Monday, April 24, 2017
I don’t know why I bother. All the good writing has already been done, creating a rich natural resource. It’s just a matter of judicious harvesting. Like I found 58 percent of today’s rant on Wikipedia, ripe for the cutting and pasting: “Handfeeding or touching large barracudas in general is to be avoided. Spearfishing around barracudas can also be dangerous, as they are quite capable of ripping a chunk from a wounded fish thrashing on a spear, or out of the arm which is holding the spear. Humans are not on their preferred menu, but haste can lead to confusion.”
Monday, April 17, 2017
Imagine you have your head in the refrigerator and notice that the cottage cheese is about to pass its sell-by date so you grab a spoon and some celery salt and sit down and eat that stuff until you feel soggy and morose. Arkansas was going through something like that with their death penalty drugs; they needed to hurry up and kill eight people in 11 days before their poison expired. I’m picturing Arkansas Governor Asa Hutchinson sitting on the edge of his bed reading the Viagra bottle and saying, “Honey, we need to have intercourse seven times before May.”
Monday, April 10, 2017
Here’s an experiment you can conduct in the privacy of your own head. Find a photo of Pablo Picasso as a young man, an early picture of George Szell, and one of 30-year-old Henry Miller. Okay, now compare what they looked like as old men. Holy crap! They’re like, um, triplegangers. I call this MFC (Male Facial Convergence) and it strikes an alarming percentage of us. Beyond a certain age there’s just three basic models: Geezer, like the previous examples, codger (Mao, Churchill) and coot (George Burns, Amiri Baraka). Of course, there’s also a strong family resemblance between all newborns.
Monday, April 3, 2017
Leaf blowers are a great way to create a market for small engines and gasoline. They’re perfect from the seller’s point of view – a solution that creates its own problem. You blow leaves and other garden detritus over your property line, and your neighbor has to fire up his own leaf blower. You could always use a broom and rake, but that would be cheaper and quieter, plus those are food-fueled technologies which improve the user’s health and reduce gym expenditures. Better to buy something to address the sense of need created by the previous purchase. Like I said. Perfect.
Monday, March 27, 2017
Saturday was voting day, a small election to choose between three lawyers who want to be civil court judge. Nobody shows up for these; probably the candidate with the biggest family has the edge.
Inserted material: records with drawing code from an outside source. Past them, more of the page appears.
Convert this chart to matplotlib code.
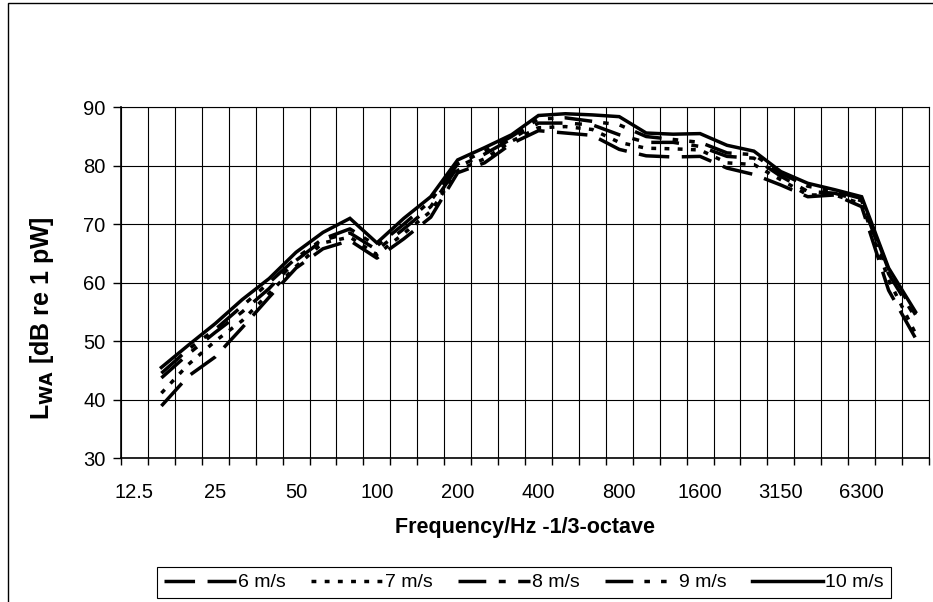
import numpy as np
import matplotlib.pyplot as plt
from matplotlib.patches import Rectangle

plt.rcParams['font.family'] = ['Liberation Sans', 'DejaVu Sans']
plt.rcParams['lines.scale_dashes'] = False

# 1/3-octave band centre frequencies (category axis)
freqs = ['12.5', '16', '20', '25', '31.5', '40', '50', '63', '80', '100', '125', '160',
         '200', '250', '315', '400', '500', '630', '800', '1000', '1250', '1600', '2000',
         '2500', '3150', '4000', '5000', '6300', '8000', '10000']
shown = ['12.5', '25', '50', '100', '200', '400', '800', '1600', '3150', '6300']

# sound power level per band, 16 Hz .. 10 kHz
lwa_6 = [38.9, 44.0, 47.3, 52.3, 57.5, 62.5, 65.8, 67.2, 64.2, 67.5, 71.2, 78.8, 80.5, 83.8,
         86.0, 85.6, 85.2, 82.8, 81.7, 81.5, 81.6, 79.6, 78.5, 76.7, 74.7, 75.0, 73.0, 58.7, 50.5]
lwa_7 = [41.1, 46.0, 50.0, 53.5, 58.2, 62.8, 66.8, 67.8, 64.8, 68.4, 72.2, 79.2, 81.2, 84.2,
         86.5, 86.7, 86.2, 84.0, 83.0, 82.9, 82.7, 80.5, 80.2, 77.6, 75.0, 75.0, 73.5, 60.5, 51.3]
lwa_8 = [43.7, 47.8, 51.5, 55.0, 59.0, 63.8, 67.3, 68.5, 65.6, 69.2, 73.0, 79.8, 82.0, 84.6,
         87.3, 87.3, 87.0, 85.3, 84.0, 84.0, 83.3, 81.6, 81.3, 78.2, 75.6, 75.3, 74.0, 61.5, 54.0]
lwa_9 = [44.5, 48.6, 52.0, 56.0, 60.0, 64.2, 67.5, 69.2, 66.3, 70.0, 74.0, 80.3, 82.5, 85.0,
         88.0, 88.2, 87.6, 87.0, 85.0, 84.5, 84.0, 82.2, 81.9, 78.7, 76.5, 75.6, 74.4, 62.2, 54.5]
lwa_10 = [45.5, 49.3, 53.0, 57.1, 60.7, 65.2, 68.6, 71.0, 66.8, 71.0, 74.7, 81.0, 83.1, 85.3,
          88.6, 88.9, 88.7, 88.4, 85.6, 85.4, 85.5, 83.5, 82.5, 79.0, 77.0, 75.9, 74.7, 62.5, 55.0]

series = [('6 m/s', lwa_6, (0, (22, 9))),
          ('7 m/s', lwa_7, (0, (3.5, 6))),
          ('8 m/s', lwa_8, (0, (20, 9, 5, 9))),
          ('9 m/s', lwa_9, (0, (20, 8, 4, 8, 4, 8))),
          ('10 m/s', lwa_10, '-')]

fig = plt.figure(figsize=(9.33, 6.02), dpi=100)
ax = fig.add_axes([121 / 933, 1 - 458 / 602, 808 / 933, 350.7 / 602])

x = np.arange(1, len(freqs))
for name, vals, ls in series:
    ax.plot(x, vals, color='black', lw=2.5, linestyle=ls, label=name,
            solid_joinstyle='miter', dash_capstyle='butt')

ax.set_xlim(-0.5, len(freqs) - 0.5)
ax.set_ylim(30, 90)
ax.set_yticks(range(30, 91, 10))
ax.set_xticks(np.arange(-0.5, len(freqs), 1))
ax.set_xticklabels([])
ax.set_xticks([freqs.index(f) for f in shown], minor=True)
ax.set_xticklabels(shown, minor=True)
ax.tick_params(axis='x', which='minor', length=0, pad=18, labelsize=14.5)
ax.tick_params(axis='x', which='major', length=5, width=1, direction='out')
ax.tick_params(axis='y', length=6, width=1, direction='out', labelsize=14.5, pad=5)
ax.grid(True, which='major', color='black', lw=0.8)
for s in ax.spines.values():
    s.set_linewidth(0.8)
ax.spines['left'].set_linewidth(1.2)
ax.spines['bottom'].set_linewidth(1.2)

fig.text(525 / 933, 1 - 528 / 602, 'Frequency/Hz -1/3-octave', fontsize=15.5,
         fontweight='bold', ha='center', va='center')
fig.text(42 / 933, 1 - 318 / 602, r'L$_{\mathbf{WA}}$ [dB re 1 pW]', rotation=90,
         fontsize=18, fontweight='bold', ha='center', va='center')

leg = fig.legend(loc='upper center', bbox_to_anchor=(524 / 933, 1 - 567 / 602), ncol=5,
                 fontsize=14, handlelength=3.7, columnspacing=1.3, handletextpad=0.1,
                 borderpad=0.35, borderaxespad=0, fancybox=False, edgecolor='black',
                 framealpha=1)
leg.get_frame().set_linewidth(0.8)

fig.patches.append(Rectangle((8 / 933, -0.1), 1.2, 1.095, transform=fig.transFigure,
                             fill=False, edgecolor='black', lw=1))

fig.savefig('out.png', dpi=100)
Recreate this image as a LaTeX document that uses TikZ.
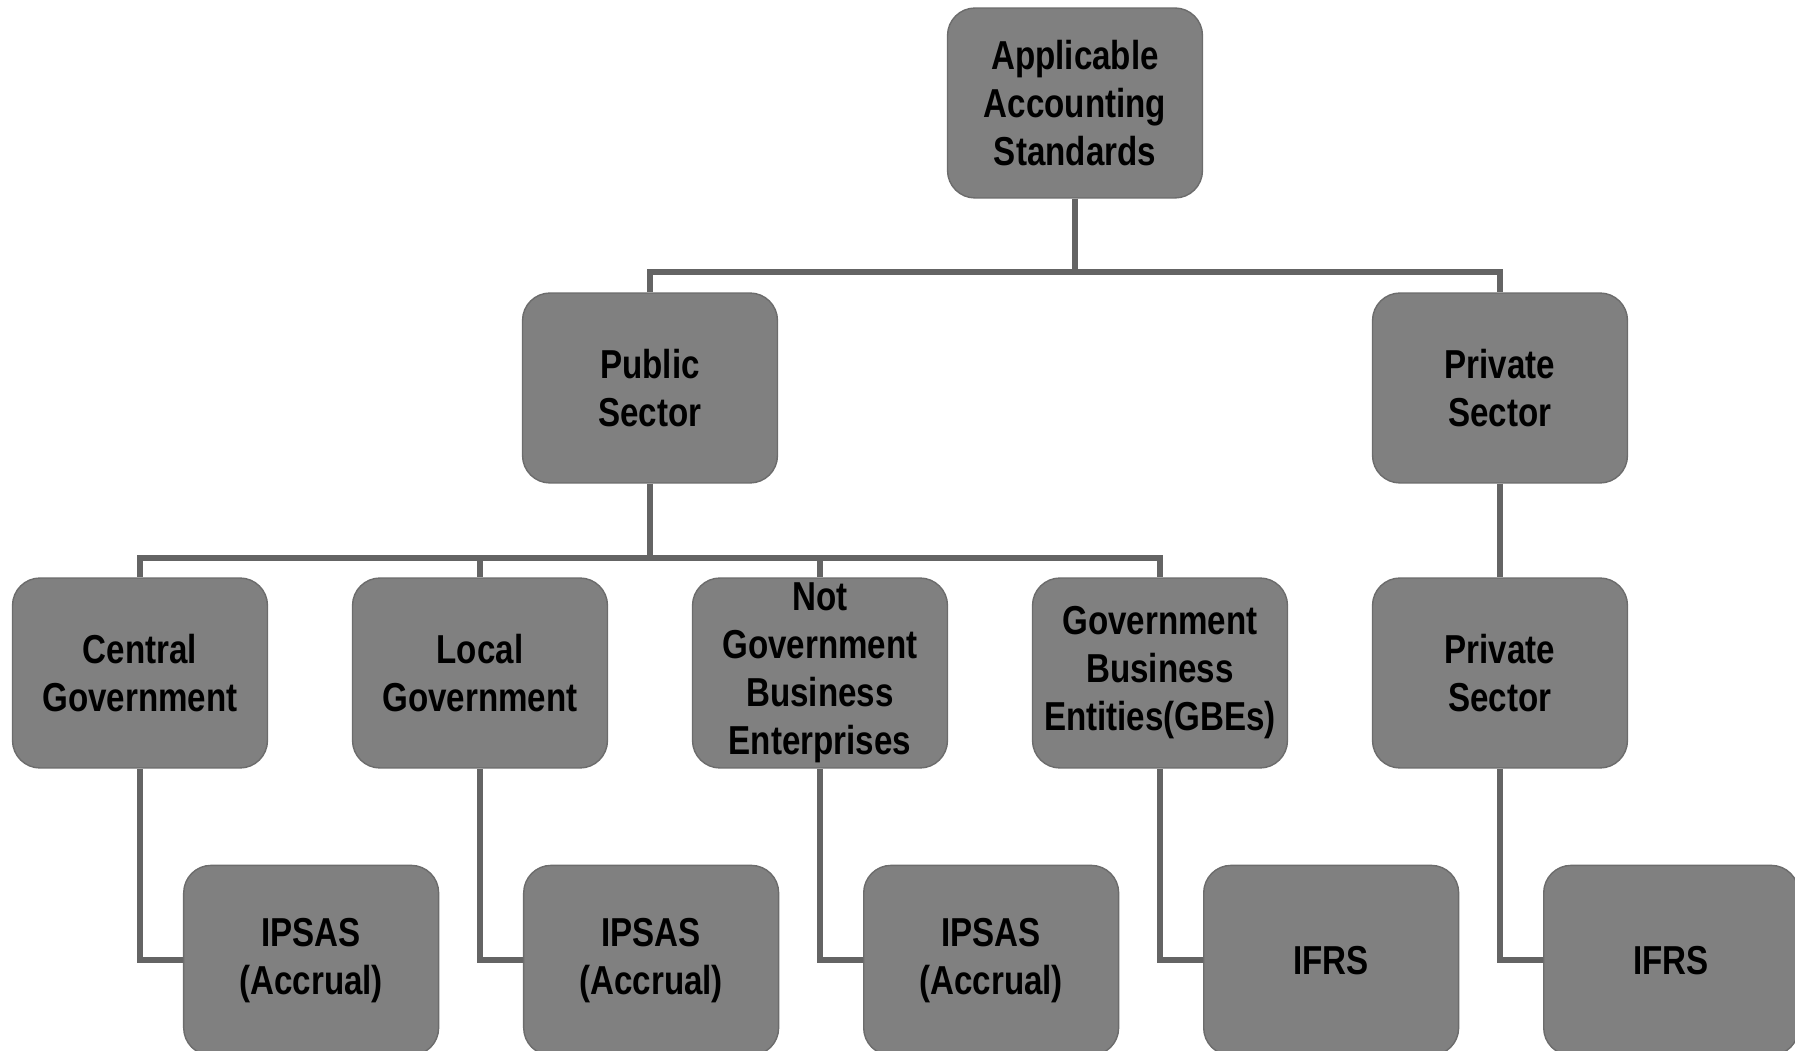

I voted for the one whose campaign invoked Faith the least. The next day I saw a Vermont license plate, pretty rare down here. The motto was “Green Mountain State,” which is sort of silly, because that’s what “Vermont” means. Like if Pennsylvania’s said “Penn’s Woods State.” Then I passed a leftover sign that said “Vote Today.” And I thought, “Actually that should say ‘Vote Yesterday.’”
Monday, March 20, 2017
The first LP I ever bought was called The Beatles' Second Album. I must have recently turned 10. Took it home, put it on the turntable. My dad’s stereo was, as we used to say, bitchin’. A McIntosh 240 into a pair of AR 2a speakers, which if you had that stuff today you could sell it a collector and use the money to buy it back. Anyway, the first song started with this great guitar intro and then George Harrison’s reedy double tracked voice came in and that was it. “Roll Over Beethoven” is still my favorite Beatles’ song.
Monday, March 13, 2017
Look, you don’t have to like anything about Steve Bannon and his ideas to concede that he is an educated, intelligent, accomplished, and imaginative creature. Yeah, he’s some kind of monster. He’s also a working-class guy who’s managed to earn a couple of master’s degrees and had successful careers as a naval officer, an investment banker, a media executive – before becoming maybe the most powerful grownup in the entire world. He gets paid to tell a rich kid what to do. Tough gig. I’m guessing probably the hardest part of the job is concealing his utter contempt for Donald Trump.